Тролль добродушно пожал плечами и, запив обед кружкой светлого пива, достал из кармана этюдник по игре в мирт. Урр-Бах не на шутку увлекся этой игрой, где требовался ум, терпение и умение рассчитывать шаги противника на несколько ходов вперед. Фигурки боевых магов, панцирных пехотинцев, эльфийских лучников и тяжелых кавалеристов, расставленные посреди ста сорока четырех квадратов доски, покорили Урр-Баха красотой хитроумных стратегий. Тролль с момента путешествия в Сераз уверенно освоил десяток классических стратегий, которыми пользовались уже не одну сотню лет, и мечтал сразиться с опытным игроком. Увы, среди соседей и знакомых таких не было. Недавно купленный этюдник под названием «Двадцать малоизвестных комбинаций для миртиста» показал неофиту всю его наивность и неопытность перед опытным игроком. Автор этого труда первым же примером разбил надежду тролля поразить соперника хитрой комбинацией, которую он придумал во время штудирования этюдника. Оказалось, что гордый своей находчивостью Урр-Бах переоткрыл древний как мир прием под названием «Язык гнома», когда противник заманивается ложным разменом пехотинцев под удар тяжелой кавалерии. Тролль долго сопел, но потом признал свою наивность и принялся с удвоенной силой изучать тонкости игры.

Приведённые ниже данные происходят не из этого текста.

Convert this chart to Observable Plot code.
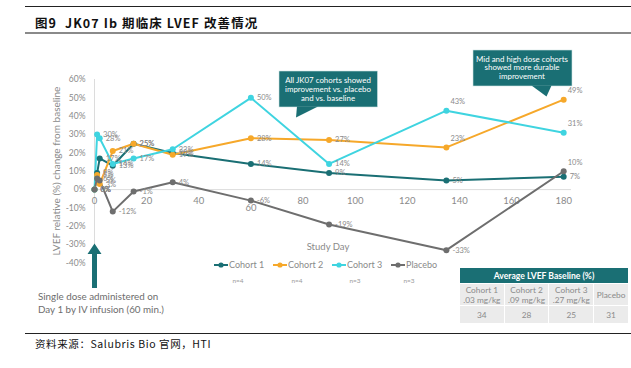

Кархи скептически относился к увлечению друга, считая, что свободное время можно потратить с большей пользой. И начинал изводить Урр-Баха зубодробительными фразами из «Разговорного эльфийского языка за три месяца» под редакцией все того же ученого гоблина из Магической Академии. Кархи плюнул найти альтернативу трудам соплеменника после десятой книжки, которая как и предыдущие девять под авторством многоуважаемых — риэлей, — сиэлей и прочего профессорского состава Академии начиналась с эльфийской грамматики, которая состояла из трех стилей выражения мыслей в зависимости от социального положения собеседников. Каждый стиль включал по несколько десятков времен, использование которых зависело не только от времени совершения действия, но и от отношения к этому действию говорящего, общественного положения деятеля и еще целой кучи условий.